In general, aggressive treatment for CAD involves percutaneous coronary intervention (PCI) and coronary artery bypass grafting (CABG). It is very challenging to decide which treatment is better for patients with CKD, and the strategy is controversial. A randomized-controlled trial (RCT) in patients with severe CAD demonstrated that CABG resulted in lower rates of the combined end point of major adverse cardiac or cerebrovascular events at 1 year compared to PCI [49]. Another RCT conducted on subjects with multivessel CAD and diabetes mellitus also demonstrated that CABG reduced the mortality rates and MI prevalence significantly more than PCI [50].

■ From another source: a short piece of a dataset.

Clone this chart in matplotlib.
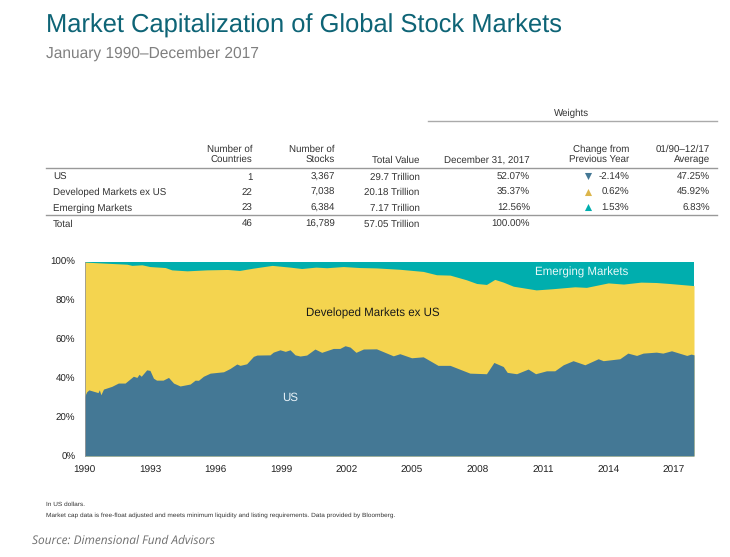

In contrast, limited information is available regarding this issue in CKD, because, to our knowledge, no RCT has been conducted on patients with CKD until date. The results of a previous meta-analysis that included patients with CKD except for those undergoing dialysis reported no significant differences in the mortality between the CABG and PCI groups; however, CABG was superior to PCI in terms of the occurrence of MI and revascularization [51]. With respect to patients undergoing dialysis, a previous observational study using multivariable adjusted proportional hazards regression and a propensity score-matched cohort have revealed that, as compared to PCI, CABG was associated with significantly lower risks for both, death and the composite of death or MI [52]. A meta-analysis has shown that the short-term mortality is higher and the long-term cardiac event rate is lower in the CABG group as compared to that in the PCI group [53]. Although the meta-analysis also reported no significant differences in the long-term mortality, several critical issues were included in this study. First, these data are mainly from foreign countries other than Japan. Japanese patients undergoing dialysis are reported to have much better prognosis than patients undergoing dialysis in the other countries [54]. If an intervention study that targets patients with CAD undergoing dialysis is performed in Japan, favorable results can be obtained. Second, PCI is a treatment for a local vascular lesion, and CABG is a treatment for the total vessel. Patients undergoing dialysis have severe vascular calcification; therefore, cardiologists commonly encounter coronary lesions for which PCI is challenging in the clinical setting. In severe CAC, stent delivery for a target lesion is often disturbed. Furthermore, patients undergoing dialysis commonly exhibit multivessel lesions. Thus, we believe that CABG should be selected for patients undergoing dialysis if the patient condition is relatively stable.

Taking these findings into account, we propose the following indications of PCI for patients with CKD; (1) an emergency case, (2) early-to-moderate stage CKD, (3) high risk involved in surgical approach, (4) short expected life span, and (5) contraindication for CABG (single-vessel disease or two-vessel disease except for left anterior descending and/or left main trunk).